Новые ресурсы нам понадобятся и потому, что мы даже в высокоразвитых странах перейдём от сокращения к устойчивому росту населения. Технологии биотеха, медицины и генной инженерии приведут к росту продолжительности жизни именно в передовых государствах. Будет больше пожилого населения, долгая жизнь которого положительно компенсирует невысокую рождаемость.
На мой взгляд, особенности человеческого мира, в котором мы живем и будут жить последующие поколения, заключаются в том, что всегда, все время, вне зависимости от уровня развития, был один превалирующий главный стимул развития и человека, и экономики. Этот стимул называется «счастье». Оно может достигаться через любовь, секс, богатство, победы, через многое другое. И когда мы говорим о том, в чем будет главный стимул будущего, надо понимать, что он не изменится. Изменятся формы отношений, в том числе экономических, только и всего.
А как сделать, чтобы мир был более современным и счастливым?
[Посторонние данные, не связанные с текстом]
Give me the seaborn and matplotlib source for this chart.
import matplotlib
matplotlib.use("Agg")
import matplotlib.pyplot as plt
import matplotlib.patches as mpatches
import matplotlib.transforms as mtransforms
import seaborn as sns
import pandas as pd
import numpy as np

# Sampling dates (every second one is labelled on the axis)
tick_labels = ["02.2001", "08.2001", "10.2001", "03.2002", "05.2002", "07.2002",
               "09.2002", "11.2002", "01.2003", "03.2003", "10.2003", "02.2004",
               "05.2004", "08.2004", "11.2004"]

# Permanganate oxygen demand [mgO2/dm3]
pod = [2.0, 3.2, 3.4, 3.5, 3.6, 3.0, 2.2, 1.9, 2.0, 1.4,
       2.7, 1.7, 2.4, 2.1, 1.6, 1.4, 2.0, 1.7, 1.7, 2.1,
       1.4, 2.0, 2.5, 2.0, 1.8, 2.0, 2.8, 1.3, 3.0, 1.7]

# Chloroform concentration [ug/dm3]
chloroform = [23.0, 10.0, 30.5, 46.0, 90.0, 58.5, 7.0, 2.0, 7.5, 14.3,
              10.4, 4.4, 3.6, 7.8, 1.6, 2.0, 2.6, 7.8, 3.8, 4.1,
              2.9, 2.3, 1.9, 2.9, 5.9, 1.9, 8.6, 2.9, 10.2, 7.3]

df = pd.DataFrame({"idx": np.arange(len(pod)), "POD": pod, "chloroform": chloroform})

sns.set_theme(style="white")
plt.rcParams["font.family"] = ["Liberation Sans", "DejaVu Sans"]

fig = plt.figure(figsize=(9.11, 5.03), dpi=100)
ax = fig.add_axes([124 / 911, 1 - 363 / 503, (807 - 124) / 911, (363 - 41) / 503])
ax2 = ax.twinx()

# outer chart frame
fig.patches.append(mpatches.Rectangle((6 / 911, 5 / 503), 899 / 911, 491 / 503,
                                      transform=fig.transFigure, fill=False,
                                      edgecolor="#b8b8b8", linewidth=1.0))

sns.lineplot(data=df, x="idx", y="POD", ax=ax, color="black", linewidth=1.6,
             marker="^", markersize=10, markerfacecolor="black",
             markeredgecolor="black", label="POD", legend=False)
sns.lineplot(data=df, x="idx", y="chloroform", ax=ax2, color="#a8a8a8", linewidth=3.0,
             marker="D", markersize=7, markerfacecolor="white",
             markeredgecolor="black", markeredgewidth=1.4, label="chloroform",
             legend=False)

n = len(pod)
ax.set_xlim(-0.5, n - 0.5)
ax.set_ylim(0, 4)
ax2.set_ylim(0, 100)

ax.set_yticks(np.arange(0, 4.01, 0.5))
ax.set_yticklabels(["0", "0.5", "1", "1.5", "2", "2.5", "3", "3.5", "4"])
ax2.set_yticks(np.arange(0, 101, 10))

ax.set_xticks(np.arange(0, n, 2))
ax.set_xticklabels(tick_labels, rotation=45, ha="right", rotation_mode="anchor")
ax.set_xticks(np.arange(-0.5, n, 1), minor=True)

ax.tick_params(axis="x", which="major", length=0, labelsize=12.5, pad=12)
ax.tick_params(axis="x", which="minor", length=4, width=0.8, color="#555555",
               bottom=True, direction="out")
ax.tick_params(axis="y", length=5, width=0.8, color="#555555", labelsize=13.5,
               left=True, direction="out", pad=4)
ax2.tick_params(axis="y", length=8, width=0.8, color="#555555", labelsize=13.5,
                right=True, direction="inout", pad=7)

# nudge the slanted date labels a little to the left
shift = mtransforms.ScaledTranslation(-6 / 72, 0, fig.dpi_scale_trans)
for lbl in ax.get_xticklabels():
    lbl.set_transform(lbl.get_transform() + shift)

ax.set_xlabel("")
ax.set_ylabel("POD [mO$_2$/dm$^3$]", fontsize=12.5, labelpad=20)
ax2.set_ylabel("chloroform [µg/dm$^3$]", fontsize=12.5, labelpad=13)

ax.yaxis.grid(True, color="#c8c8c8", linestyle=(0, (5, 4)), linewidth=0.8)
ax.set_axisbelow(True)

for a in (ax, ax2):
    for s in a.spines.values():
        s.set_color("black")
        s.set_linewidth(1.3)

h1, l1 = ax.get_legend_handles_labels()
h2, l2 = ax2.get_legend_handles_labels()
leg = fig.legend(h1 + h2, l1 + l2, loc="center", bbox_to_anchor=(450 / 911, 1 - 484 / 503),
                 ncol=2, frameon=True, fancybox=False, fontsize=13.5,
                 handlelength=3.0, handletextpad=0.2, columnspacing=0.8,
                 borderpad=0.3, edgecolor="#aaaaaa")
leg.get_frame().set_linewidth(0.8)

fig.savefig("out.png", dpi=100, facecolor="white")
Наверное, приближать будущее своими мыслями, действиями, изобретениями, активностями и просто в обычной повседневной жизни. Для этого нужно преподавать футурологию именно как науку о будущем, потому что сейчас она рассказывает про будущее технологий, на стыке точных и гуманитарных наук. Расширение знаний о будущем помогает людям быстрее продвигаться вперед!
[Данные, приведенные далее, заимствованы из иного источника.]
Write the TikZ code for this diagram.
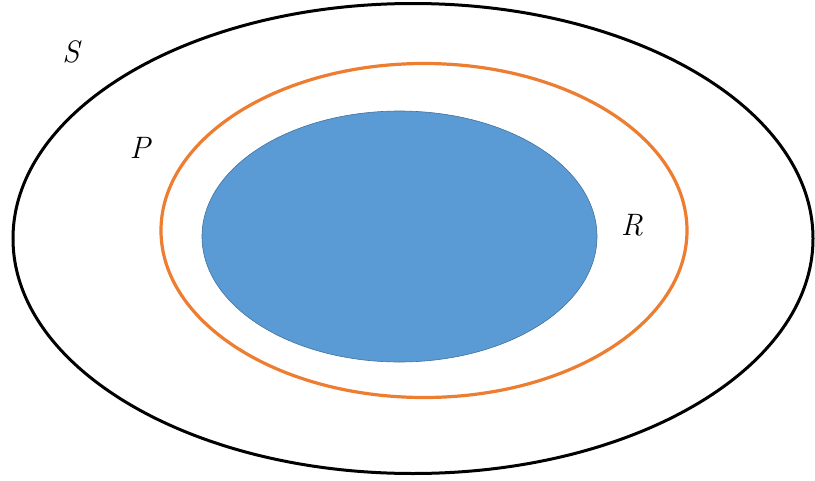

Василий Буров: Сейчас мир стал слишком зарегулирован, врачебное «не навреди» вошло в системы управления, а это тормозит развитие. Поэтому необходимо больше площадок и возможностей для экспериментов. Потому что новое – все равно прорвется, как бы мы его ни опасались. Просто нужно придумать, как жить в этом новом мире.
А вот что касается глобального продвижения футурологии – таких вещей я немного боюсь, потому что это что-то не очень понятное и плохо верифицируемое. Соответственно, вокруг такого всегда появляется много жуликов. Я полностью согласен с самой идеей продвижения, но пока непонятно, как это институционально реализовывать.
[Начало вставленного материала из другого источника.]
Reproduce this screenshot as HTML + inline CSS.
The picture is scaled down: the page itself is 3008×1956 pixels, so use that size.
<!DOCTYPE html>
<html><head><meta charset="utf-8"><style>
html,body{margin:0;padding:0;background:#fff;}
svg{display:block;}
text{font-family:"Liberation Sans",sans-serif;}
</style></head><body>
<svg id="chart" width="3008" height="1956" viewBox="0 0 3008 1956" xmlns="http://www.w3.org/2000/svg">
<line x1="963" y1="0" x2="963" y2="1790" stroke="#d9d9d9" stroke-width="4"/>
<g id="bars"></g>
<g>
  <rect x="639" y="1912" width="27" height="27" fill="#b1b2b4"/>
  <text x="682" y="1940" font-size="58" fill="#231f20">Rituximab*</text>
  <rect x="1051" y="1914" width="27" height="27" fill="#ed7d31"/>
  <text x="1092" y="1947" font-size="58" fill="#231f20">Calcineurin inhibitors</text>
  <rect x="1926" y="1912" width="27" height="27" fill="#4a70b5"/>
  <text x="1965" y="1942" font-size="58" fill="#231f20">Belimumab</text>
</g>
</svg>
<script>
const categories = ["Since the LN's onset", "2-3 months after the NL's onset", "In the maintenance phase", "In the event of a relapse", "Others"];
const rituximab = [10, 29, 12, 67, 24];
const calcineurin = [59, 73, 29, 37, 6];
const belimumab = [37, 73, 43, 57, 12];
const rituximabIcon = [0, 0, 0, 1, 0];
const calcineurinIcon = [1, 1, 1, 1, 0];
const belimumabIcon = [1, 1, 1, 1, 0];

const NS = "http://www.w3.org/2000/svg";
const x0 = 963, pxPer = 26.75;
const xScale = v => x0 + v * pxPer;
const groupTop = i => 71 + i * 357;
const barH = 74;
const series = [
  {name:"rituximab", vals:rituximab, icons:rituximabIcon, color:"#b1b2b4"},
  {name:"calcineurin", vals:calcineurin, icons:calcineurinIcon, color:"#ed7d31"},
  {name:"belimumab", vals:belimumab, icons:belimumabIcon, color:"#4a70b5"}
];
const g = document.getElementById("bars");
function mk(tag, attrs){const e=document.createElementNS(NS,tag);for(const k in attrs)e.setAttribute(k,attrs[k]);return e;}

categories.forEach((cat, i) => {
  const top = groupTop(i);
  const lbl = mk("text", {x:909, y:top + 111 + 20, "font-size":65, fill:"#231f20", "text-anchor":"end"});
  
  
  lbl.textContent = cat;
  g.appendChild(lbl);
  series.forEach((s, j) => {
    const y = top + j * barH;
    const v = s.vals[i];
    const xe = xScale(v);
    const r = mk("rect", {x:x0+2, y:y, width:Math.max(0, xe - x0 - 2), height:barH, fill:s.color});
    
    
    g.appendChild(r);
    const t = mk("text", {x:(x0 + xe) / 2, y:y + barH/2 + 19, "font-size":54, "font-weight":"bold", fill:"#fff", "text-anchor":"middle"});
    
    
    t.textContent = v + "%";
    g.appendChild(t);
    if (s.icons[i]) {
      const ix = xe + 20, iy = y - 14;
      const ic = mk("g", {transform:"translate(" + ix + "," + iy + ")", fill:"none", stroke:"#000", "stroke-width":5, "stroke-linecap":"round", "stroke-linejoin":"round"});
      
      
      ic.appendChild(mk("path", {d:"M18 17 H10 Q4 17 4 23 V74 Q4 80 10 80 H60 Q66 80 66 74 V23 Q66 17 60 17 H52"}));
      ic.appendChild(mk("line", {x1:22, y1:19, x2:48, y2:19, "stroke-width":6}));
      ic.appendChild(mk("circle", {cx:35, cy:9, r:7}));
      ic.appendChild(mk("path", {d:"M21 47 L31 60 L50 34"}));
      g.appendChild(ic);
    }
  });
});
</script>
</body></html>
Хотя деньги на перспективные исследования, на создание прототипов и сейчас выделяются – то, что называется в мире Curiosity Science. Это и есть приближение будущего.
Артем Шадрин: Необходимо, как мне кажется, подготовить следующий шаг в масштабировании практики использования результатов исследований будущего – то, что в мире обычно называют Future Research и Futures Studies.
За последние несколько лет в ряде стран произошла институционализация практики исследований будущего, запускаются новые университетские программы, развиваются профессиональные сообщества, работают такие международные организации, как Association of Professional Futurists и World Future Society.
Методология стратегического форсайта стала уже мейнстримом, а не чем-то маргинальным, она рассматривается как важный и даже необходимый элемент в стратегическом планировании развития компаний. И это не подготовка неких предсказаний – «через 50 лет будет так-то», а, например, построение набора сценариев, исходя из которых становится возможным более обоснованно выстраивать разработку стратегий.
Это принципиально отличается от устаревших практик линейной экстраполяции экономических трендов, которые в любом случае будут меняться, хотя бы вследствие сложной взаимосвязи многих перспективных технологических и социальных изменений. А это означает, например, и необходимость использования при прогнозировании междисциплинарного подхода, которым зачастую пренебрегают.